Ronald J. Onorato is a Professor of Art History and Chair in the University of Rhode Island Art and Art History Department. His scholarship focusses on American architecture, public sculpture and funerary art with a special interest in the architectural heritage of Newport, Rhode Island from the colonial period to the present. He is chair of the National Register Review Board for Rhode Island and an honorary member of the American Institute of Architecture, Rhode Island Chapter. He has served as Co-Chair of the URI Center for the Humanities, on the Board of Directors, Newport Historical Society, as President of the Board, Pettaquamscutt Historical Society and is a trustee of the Newport Art Museum.

==Background and education==
Onorato received his BA in Art History from Rutgers University, and his MA and PhD at Brown University. He has worked as senior curator at the La Jolla Museum of Contemporary Art in California and the New York Cultural Center in Manhattan.

==Publications==
- 1974: "Providence Architecture, 1859-1908: Stone, Carpenter and Willson." Rhode Island History (August) Vol 33. Published by the Rhode Island Historical Society.
- 2004: Buildings of Rhode Island. Oxford University Press, New York. Contributing editor with William Mackenzie Woodward and William Jordy. ISBN 0195061470
- 2007: AIA Guide to Newport. American Institute of Architects, Providence. ISBN 097927270X.
- 2008: "Architecture and Drawing: The Newport Career of John Dixon Johnston." Newport History, 77:258,2.
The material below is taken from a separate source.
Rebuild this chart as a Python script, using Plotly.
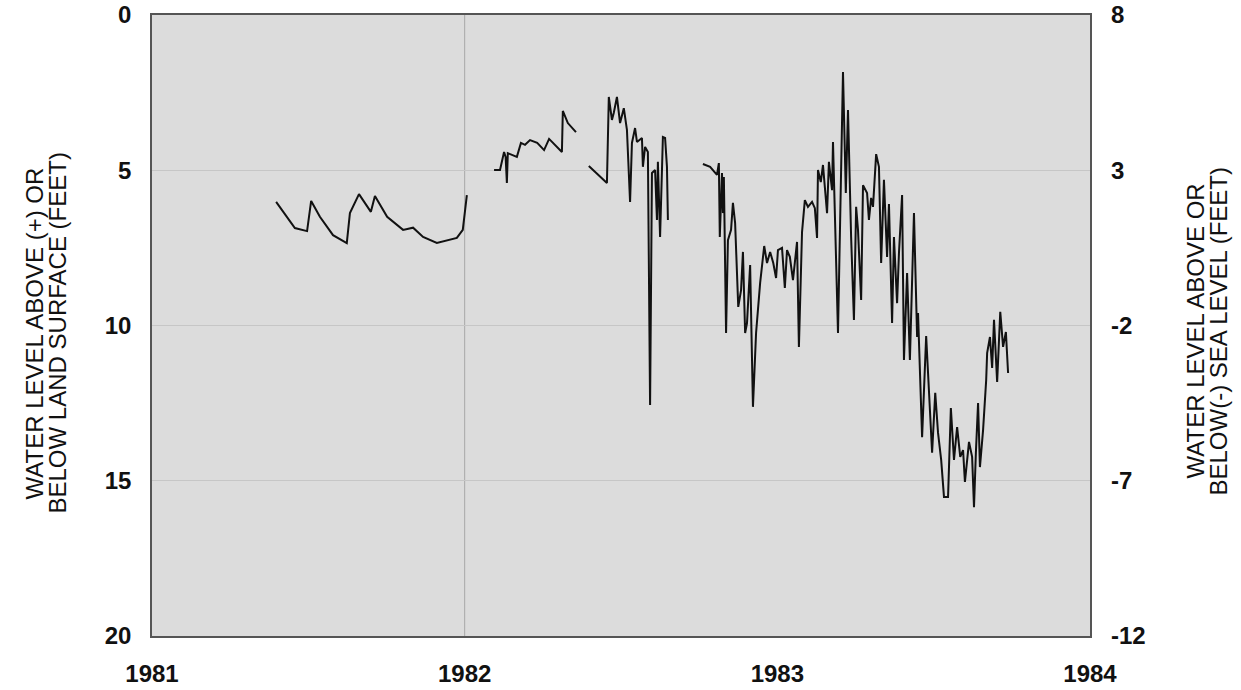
"""Water level hydrograph, 1981-1984 (depth below land surface / elevation vs sea level)"""
import plotly.graph_objects as go

# decimal year / depth below land surface (feet); None breaks the record into segments
years = [
    1981.397, 1981.457, 1981.496, 1981.509, 1981.537, 1981.579, 1981.623, 1981.633,
    1981.662, 1981.700, 1981.713, 1981.752, 1981.803, 1981.835, 1981.867, 1981.911,
    1981.975, 1981.994, 1982.007,
    1982.05,
    1982.094, 1982.113, 1982.126, 1982.131, 1982.135, 1982.138, 1982.167, 1982.180,
    1982.193, 1982.209, 1982.232, 1982.254, 1982.270, 1982.283, 1982.311, 1982.314,
    1982.330, 1982.356,
    1982.38,
    1982.397, 1982.455, 1982.461, 1982.471, 1982.477, 1982.487, 1982.497, 1982.509,
    1982.519, 1982.529, 1982.535, 1982.545, 1982.551, 1982.567, 1982.570, 1982.577,
    1982.586, 1982.593, 1982.599, 1982.609, 1982.615, 1982.618, 1982.625, 1982.634,
    1982.641, 1982.647, 1982.650,
    1982.70,
    1982.762, 1982.785, 1982.807, 1982.813, 1982.816, 1982.823, 1982.826, 1982.829,
    1982.836, 1982.842, 1982.852, 1982.858, 1982.865, 1982.875, 1982.884, 1982.890,
    1982.897, 1982.903, 1982.913, 1982.922, 1982.932, 1982.945, 1982.958, 1982.967,
    1982.977, 1982.987, 1982.996, 1983.002, 1983.015, 1983.024, 1983.031, 1983.040,
    1983.050, 1983.056, 1983.063, 1983.069, 1983.079, 1983.088, 1983.098, 1983.111,
    1983.120, 1983.127, 1983.130, 1983.139, 1983.146, 1983.159, 1983.165, 1983.175,
    1983.178, 1983.194, 1983.210, 1983.219, 1983.226, 1983.236, 1983.245, 1983.252,
    1983.258, 1983.268, 1983.274, 1983.287, 1983.293, 1983.300, 1983.306, 1983.316,
    1983.325, 1983.332, 1983.341, 1983.351, 1983.357, 1983.367, 1983.373, 1983.383,
    1983.389, 1983.399, 1983.405, 1983.415, 1983.424, 1983.437, 1983.447, 1983.450,
    1983.463, 1983.476, 1983.485, 1983.495, 1983.505, 1983.514, 1983.524, 1983.533,
    1983.546, 1983.555, 1983.565, 1983.575, 1983.585, 1983.594, 1983.600, 1983.613,
    1983.623, 1983.629, 1983.635, 1983.642, 1983.648, 1983.658, 1983.668, 1983.671,
    1983.680, 1983.687, 1983.693, 1983.703, 1983.713, 1983.722, 1983.731, 1983.738,
    1983.747,
]
depth_ft = [
    6.02, 6.86, 6.96, 5.99, 6.50, 7.09, 7.35, 6.38,
    5.77, 6.34, 5.83, 6.50, 6.92, 6.85, 7.15, 7.34,
    7.18, 6.92, 5.80,
    None,
    4.99, 4.99, 4.41, 4.57, 5.41, 4.45, 4.57, 4.12,
    4.18, 4.03, 4.12, 4.35, 3.99, 4.12, 4.41, 3.09,
    3.48, 3.77,
    None,
    4.86, 5.41, 2.64, 3.38, 3.15, 2.64, 3.48, 3.00,
    3.70, 6.02, 4.12, 3.64, 4.09, 3.96, 4.89, 4.25,
    4.41, 12.56, 5.09, 4.99, 6.60, 4.73, 7.15, 3.93,
    3.96, 4.89, 6.60,
    None,
    4.80, 4.89, 5.15, 4.77, 7.15, 5.09, 6.38, 5.22,
    10.24, 7.25, 6.92, 6.05, 6.70, 9.40, 8.86, 7.63,
    10.24, 9.92, 8.05, 12.62, 10.24, 8.63, 7.44, 7.99,
    7.63, 7.99, 8.47, 7.57, 7.50, 8.79, 7.57, 7.79,
    8.54, 7.89, 7.31, 10.69, 6.99, 5.96, 6.18, 6.02,
    6.22, 7.18, 4.99, 5.38, 4.83, 6.38, 4.73, 5.64,
    4.09, 10.24, 1.84, 5.73, 3.06, 7.15, 9.82, 6.18,
    6.92, 9.18, 5.48, 5.73, 6.60, 5.89, 6.18, 4.48,
    4.89, 7.99, 5.31, 7.79, 6.09, 9.92, 7.15, 9.28,
    7.67, 5.80, 11.11, 8.31, 11.11, 6.38, 10.37, 9.60,
    13.60, 10.34, 12.17, 14.10, 12.17, 13.46, 14.33, 15.52,
    15.52, 12.66, 14.33, 13.27, 14.23, 14.01, 15.04, 13.75,
    14.23, 15.85, 14.10, 12.50, 14.56, 13.37, 11.75, 10.89,
    10.37, 11.37, 9.82, 11.82, 9.56, 10.69, 10.21, 11.53,
]

# land surface datum is 8 ft above sea level
LAND_SURFACE_FT = 8
sea_level_ft = [None if d is None else LAND_SURFACE_FT - d for d in depth_ft]

x_ticks = [1981, 1982, 1983, 1984]
left_ticks = [0, 5, 10, 15, 20]
right_ticks = [8, 3, -2, -7, -12]

left_title = ["WATER LEVEL ABOVE (+) OR", "BELOW LAND SURFACE (FEET)"]
right_title = ["WATER LEVEL ABOVE OR", "BELOW(-) SEA LEVEL (FEET)"]

TICK_FONT = dict(family="Liberation Sans, Arial, sans-serif", size=24, color="#111111")
TITLE_FONT = dict(family="Liberation Sans, Arial, sans-serif", size=24, color="#111111")

fig = go.Figure()
fig.add_trace(go.Scatter(
    x=years, y=depth_ft, mode="lines",
    line=dict(color="#111111", width=2),
    connectgaps=False, showlegend=False,
))
# invisible copy on the sea-level axis so the right axis is tied to the data
fig.add_trace(go.Scatter(
    x=years, y=sea_level_ft, mode="lines", yaxis="y2",
    line=dict(color="rgba(0,0,0,0)", width=0),
    hoverinfo="skip", showlegend=False,
))

fig.add_vline(x=1982, line=dict(color="#a8a8a8", width=1), layer="below")

fig.update_layout(
    width=1241, height=690,
    margin=dict(l=152, r=151, t=15, b=54),
    paper_bgcolor="white",
    plot_bgcolor="#dcdcdc",
    xaxis=dict(
        range=[1981, 1984], tickvals=x_ticks, ticktext=[f"<b>{v}</b>" for v in x_ticks],
        showgrid=False, zeroline=False, ticks="", automargin=False,
        ticklabelstandoff=15,
        showline=True, mirror=True, linecolor="#555555", linewidth=1.5,
        tickfont=TICK_FONT,
    ),
    yaxis=dict(
        range=[20, 0], tickvals=left_ticks, ticktext=[f"<b>{v}</b>" for v in left_ticks],
        showgrid=True, gridcolor="#c6c6c6", gridwidth=1, zeroline=False, ticks="",
        automargin=False, ticklabelstandoff=14,
        showline=True, mirror=True, linecolor="#555555", linewidth=1.5,
        tickfont=TICK_FONT,
    ),
    yaxis2=dict(
        range=[-12, 8], overlaying="y", side="right",
        tickvals=right_ticks, ticktext=[f"<b>{v}</b>" for v in right_ticks],
        showgrid=False, zeroline=False, ticks="", automargin=False,
        ticklabelstandoff=20,
        tickfont=TICK_FONT,
    ),
)

# two-line axis titles, set as separate lines for the tight leading of the original
for line, shift in zip(left_title, [-118, -95]):
    fig.add_annotation(
        text=line, xref="paper", yref="paper", x=0, y=0.5, xshift=shift, yshift=-8,
        xanchor="center", yanchor="middle", textangle=-90, showarrow=False,
        font=TITLE_FONT,
    )
for line, shift in zip(right_title, [105, 128]):
    fig.add_annotation(
        text=line, xref="paper", yref="paper", x=1, y=0.5, xshift=shift, yshift=-6,
        xanchor="center", yanchor="middle", textangle=-90, showarrow=False,
        font=TITLE_FONT,
    )

# drop the browser's default 8px body margin so the figure fills the window
fig.write_html(
    "out.html",
    config={"displayModeBar": False},
    post_script="document.body.style.margin = '0';",
)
==Fellowships, grants and awards==
- 1976 Wyeth Foundation for American Art Publication Grant.
- 2011 URI Center for the Humanities Faculty Research Award for the project “George Champlin Mason Jr., the Colonial Revival and Preservation in American Architecture.”
- The Prince of Wales Institute of Architecture Fellowship.
- Principal Investigator, several projects for the National Endowment for the Arts.

==Notable affiliations==
- Rhode Island Historic Preservation and Heritage, Commissioner.
- National Register of Historic Places Review Board, member.
- Rhode Island Historic Cemetery Commission, former member.
- Newport Historical Society, Former Board Officer.
- Newport Art Museum, Former Board Officer.
- The Pettaquamscutt Historical Society, Former Board Officer.